%%
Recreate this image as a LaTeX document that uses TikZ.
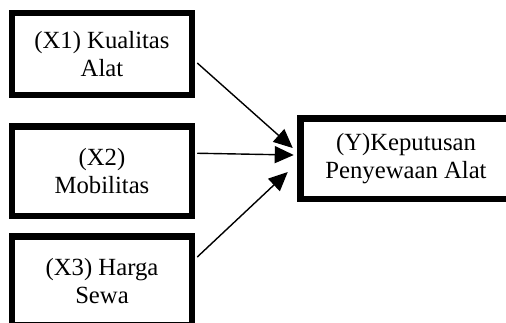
\documentclass[tikz,border=0pt]{standalone}
\usepackage{fontspec}
\setmainfont{Liberation Serif}
\usetikzlibrary{arrows.meta}
\begin{document}
\begin{tikzpicture}[x=1pt,y=-1pt,
  varbox/.style={draw=black,line width=6.5pt,minimum width=180pt,inner sep=0pt,align=center,
    font=\fontsize{24.7}{28}\selectfont},
  conn/.style={line width=1.4pt,-{Triangle[length=19pt,width=17pt]}}]
\useasboundingbox (0,0) rectangle (506,322);
\clip (0,0) rectangle (506,322);
\fill[white] (0,0) rectangle (506,322);
\node[varbox,minimum height=82pt] (x1) at (102,54) {(X1) Kualitas\\Alat};
\node[varbox,minimum height=89.5pt] (x2) at (102,171.25) {(X2)\\Mobilitas};
\node[varbox,minimum height=89pt] (x3) at (102,281) {(X3) Harga\\Sewa};
\node[varbox,minimum width=211pt,minimum height=80.5pt] (y) at (406,158.75) {(Y)Keputusan\\Penyewaan Alat};
\draw[conn] ([xshift=2pt,yshift=-9pt]x1.east) -- ([xshift=-4.5pt,yshift=10.75pt]y.west);
\draw[conn] ([xshift=2pt,yshift=18pt]x2.east) -- ([xshift=-3.5pt,yshift=3.75pt]y.west);
\draw[conn] ([xshift=2pt,yshift=24pt]x3.east) -- ([xshift=-9.5pt,yshift=-13.25pt]y.west);
\end{tikzpicture}
\end{document}
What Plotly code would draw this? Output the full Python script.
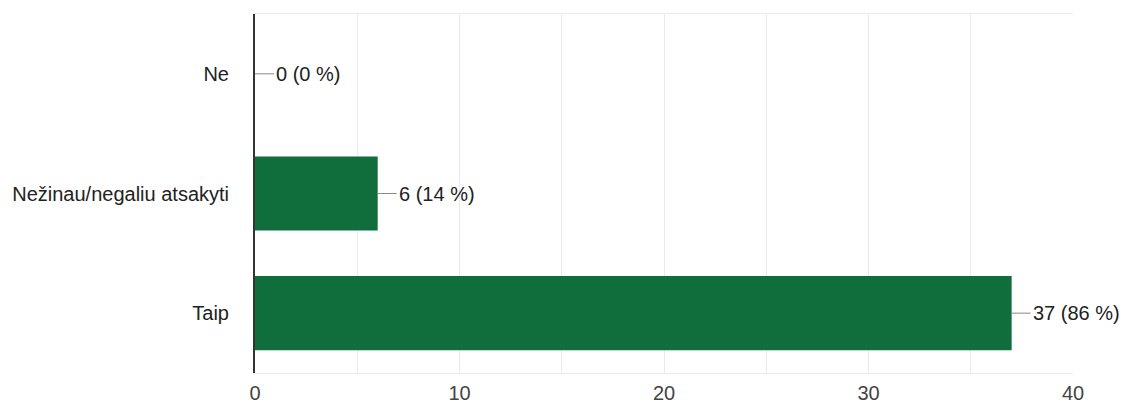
import plotly.graph_objects as go

categories = ["Taip", "Nežinau/negaliu atsakyti", "Ne"]
counts = [37, 6, 0]
percents = [86, 14, 0]
x_ticks = [0, 10, 20, 30, 40]

labels = [f"{c} ({p} %)" for c, p in zip(counts, percents)]

FONT = "Liberation Sans, Arial, sans-serif"

fig = go.Figure()
fig.add_trace(go.Bar(
    x=counts, y=categories, orientation="h",
    marker=dict(color="#106e3c", line=dict(width=0)),
    width=0.62, hoverinfo="skip",
))

for c, cat, lab in zip(counts, categories, labels):
    fig.add_annotation(
        x=c, y=cat, text=lab, showarrow=True, arrowhead=0, arrowwidth=1,
        arrowcolor="#888888", ax=19, ay=0, xanchor="left", standoff=0,
        font=dict(family=FONT, size=20, color="#222222"),
    )

fig.update_layout(
    width=1122, height=403,
    margin=dict(l=255, r=49, t=14, b=30, autoexpand=False),
    plot_bgcolor="white", paper_bgcolor="white",
    showlegend=False,
    font=dict(family=FONT, size=20, color="#444444"),
    xaxis=dict(
        range=[0, 40], tickvals=x_ticks, showgrid=True, gridcolor="#ebebeb",
        minor=dict(dtick=5, showgrid=True, gridcolor="#ebebeb"),
        zeroline=False, showline=True, mirror=True, linecolor="#ebebeb",
        automargin=False,
        ticks="", ticklabelstandoff=2, tickfont=dict(family=FONT, size=20, color="#444444"),
    ),
    yaxis=dict(
        range=[-0.5, 2.5], showgrid=False, zeroline=False,
        showline=True, linecolor="#333333", linewidth=2, automargin=False,
        ticks="", ticklabelstandoff=20, tickfont=dict(family=FONT, size=20, color="#222222"),
    ),
)

fig.write_html(
    "out.html",
    config={"displayModeBar": False},
    post_script="document.body.style.margin='0';document.body.style.overflow='hidden';",
)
%%
[Short problem] Every entry must be transcribed exactly. Pictures do not belong in the copy.

[Response for this exercise]
Recreate this image as a LaTeX document that uses TikZ.
\documentclass[tikz,border=0pt]{standalone}
\usepackage{fontspec}
\setmainfont{Liberation Serif}
\usetikzlibrary{arrows.meta}
\begin{document}
\begin{tikzpicture}[x=1pt,y=-1pt,
  varbox/.style={draw=black,line width=6.5pt,minimum width=180pt,inner sep=0pt,align=center,
    font=\fontsize{24.7}{28}\selectfont},
  conn/.style={line width=1.4pt,-{Triangle[length=19pt,width=17pt]}}]
\useasboundingbox (0,0) rectangle (506,322);
\clip (0,0) rectangle (506,322);
\fill[white] (0,0) rectangle (506,322);
\node[varbox,minimum height=82pt] (x1) at (102,54) {(X1) Kualitas\\Alat};
\node[varbox,minimum height=89.5pt] (x2) at (102,171.25) {(X2)\\Mobilitas};
\node[varbox,minimum height=89pt] (x3) at (102,281) {(X3) Harga\\Sewa};
\node[varbox,minimum width=211pt,minimum height=80.5pt] (y) at (406,158.75) {(Y)Keputusan\\Penyewaan Alat};
\draw[conn] ([xshift=2pt,yshift=-9pt]x1.east) -- ([xshift=-4.5pt,yshift=10.75pt]y.west);
\draw[conn] ([xshift=2pt,yshift=18pt]x2.east) -- ([xshift=-3.5pt,yshift=3.75pt]y.west);
\draw[conn] ([xshift=2pt,yshift=24pt]x3.east) -- ([xshift=-9.5pt,yshift=-13.25pt]y.west);
\end{tikzpicture}
\end{document}
What Plotly code would draw this? Output the full Python script.
import plotly.graph_objects as go

categories = ["Taip", "Nežinau/negaliu atsakyti", "Ne"]
counts = [37, 6, 0]
percents = [86, 14, 0]
x_ticks = [0, 10, 20, 30, 40]

labels = [f"{c} ({p} %)" for c, p in zip(counts, percents)]

FONT = "Liberation Sans, Arial, sans-serif"

fig = go.Figure()
fig.add_trace(go.Bar(
    x=counts, y=categories, orientation="h",
    marker=dict(color="#106e3c", line=dict(width=0)),
    width=0.62, hoverinfo="skip",
))

for c, cat, lab in zip(counts, categories, labels):
    fig.add_annotation(
        x=c, y=cat, text=lab, showarrow=True, arrowhead=0, arrowwidth=1,
        arrowcolor="#888888", ax=19, ay=0, xanchor="left", standoff=0,
        font=dict(family=FONT, size=20, color="#222222"),
    )

fig.update_layout(
    width=1122, height=403,
    margin=dict(l=255, r=49, t=14, b=30, autoexpand=False),
    plot_bgcolor="white", paper_bgcolor="white",
    showlegend=False,
    font=dict(family=FONT, size=20, color="#444444"),
    xaxis=dict(
        range=[0, 40], tickvals=x_ticks, showgrid=True, gridcolor="#ebebeb",
        minor=dict(dtick=5, showgrid=True, gridcolor="#ebebeb"),
        zeroline=False, showline=True, mirror=True, linecolor="#ebebeb",
        automargin=False,
        ticks="", ticklabelstandoff=2, tickfont=dict(family=FONT, size=20, color="#444444"),
    ),
    yaxis=dict(
        range=[-0.5, 2.5], showgrid=False, zeroline=False,
        showline=True, linecolor="#333333", linewidth=2, automargin=False,
        ticks="", ticklabelstandoff=20, tickfont=dict(family=FONT, size=20, color="#222222"),
    ),
)

fig.write_html(
    "out.html",
    config={"displayModeBar": False},
    post_script="document.body.style.margin='0';document.body.style.overflow='hidden';",
)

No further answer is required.